Nel 1993 esce in sala Lezioni di piano, scritto e diretto da Jane Campion. Un film che ancora oggi accende confronti, divide, colpisce, coinvolge, senza però lasciare mai indifferenti. Si aggiudicò la Palma d’oro al 46º Festival di Cannes e tre Premi Oscar per migliore attrice (Holly Hunter), migliore attrice non protagonista (Anna Paquin) e migliore sceneggiatura originale (Jane Campion).
A trenta anni dall’uscita, Paola Besutti e Gabriele Marcello firmano una monografia dedicata al lungometraggio, pubblicata all’interno della collana I Migliori film della nostra vita di Gremese Editore.
Lezioni di piano e la sensualità
Guardando Lezioni di piano è impossibile rimanere impassibili. Che sia un coinvolgimento di tipo emotivo o una repulsione alla crudeltà di ciò che viene mostrato, è un film che stabilisce un contatto “fisico” con lo spettatore. Merito della regia di Jane Campion, che da sempre indaga oltre il visibile evidente per soffermarsi su particolari che passano inosservati, ma che hanno consistenze da approfondire (come la corda in The Power of the Dog).
Qui la personalità e la sessualità di una protagonista repressa, che è muta dall’età di sei anni, trovano scena dopo scena il proprio modo di manifestarsi, in un ambiente prevalentemente maschile che esige costantemente il controllo della donna.
Per chi la sappia ascoltare, la donna usa quindi la voce del suo pianoforte per esprimersi in un codice incomprensibile ai più, o addirittura temuto per la sua incontrollabile espressività.
Paola Besutti, Lezioni di piano di Jane Campion, Gremese Editore
Il tocco delle dita sui tasti, l’attenzione verso le pieghe degli abiti, l’intreccio dei capelli, la musica (composta da Michael Nyman), sono solo alcuni degli indizi sensoriali che fanno del film del 1993 un racconto unico, in grado di sentire e sentirsi, anche fuori dalla narrazione.
Il dialogo tra il film e il libro
Come il film riesce ad investire i sensi, dotandosi di un potere espressivo non comune che riesce a trasportare le emozioni dei personaggi direttamente sotto la pelle di chi guarda, anche il libro di Besutti e Marcello si avvale di una ricerca stratificata e ricca di spunti a livello “sensoriale”: lo studio delle inquadrature di Lezioni di piano si affianca alla presenza della musica, che è imprescindibile per l’opera di Campion, alla scelta di rappresentazione dei luoghi naturali (nella Nuova Zelanda) che accolgono e al tempo stesso respingono i personaggi.
La monografia, scritta a quattro mani, si muove anche nella letteratura che è servita come fonte d’ispirazione per la storia e lo spirito vero e proprio che la regista voleva donare alla protagonista e all’evoluzione del suo percorso.
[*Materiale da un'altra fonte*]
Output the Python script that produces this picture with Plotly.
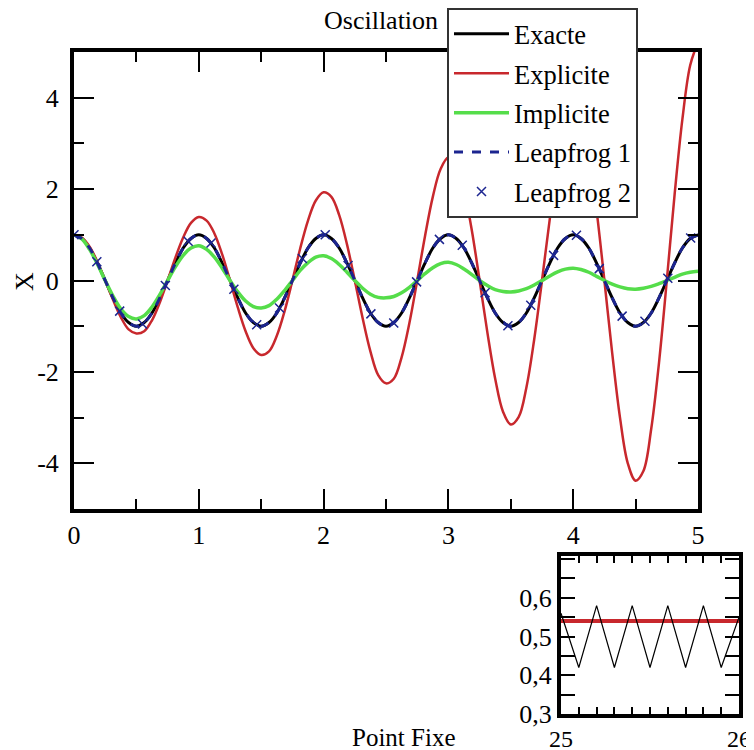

Risalendo alla genesi dell’opera, gli autori scandagliano i riferimenti e gli elementi che provengono direttamente dalle grandi passioni di Jane Campion, come l’amore per la letteratura dell’Ottocento. Stravolgendo le narrazioni che ben conosce, realizza un film che, come scrive Marcello, “non è altro che un finto adattamento del romanzo ottocentesco di matrice gotica e vittoriana, nel quale la tracciatura tecnica e narrativa viene sconvolta”.
Non è un caso che il lavoro di ricerca di muova in più direzioni, siamo effettivamente di fronte al racconto di una femminilità in cui la musica e la riappropriazione del desiderio diventano gli unici strumenti per comunicarsi all’esterno. In trappola tra vecchio e nuovo continente, alla metà dell’Ottocento, Ada (Holly Hunter), trova la sua libertà, e questo si percepisce grazie ad una rappresentazione in cui la sintassi cinematografica è in grado di astrarla dal contesto storico evidenziandone l’essenza atemporale, la donna che vuole essere.
La Campion guarda al passato per parlare del presente e utilizza un registro volutamente disarmonico.
Lezioni di piano di Jane Campion, Gremese Editore
In poco più di centoquaranta pagine, la monografia dedicata a Lezioni di piano di Jane Campion, come se stesse studiando un particolare tessuto dalla trama complessa, riesce ad isolarne ogni dettaglio. Procede con la voglia di mostrare, ma al contempo lasciar toccare, le immagini, simile a quella che da sempre ha contraddistinto il lavoro della regista nei suoi film. La ricerca tematica, musicale e visiva degli autori porta lettori e lettrici nell’atmosfera coloniale in cui quasi tutti i colori si sciolgono nei blu e nei grigi dei paesaggi, ed è come ritrovarsi nel film.
Ringraziamo Gremese per averci reso partecipi della lettura e dell’analisi della monografia di Paola Besutti e Gabriele Marcello.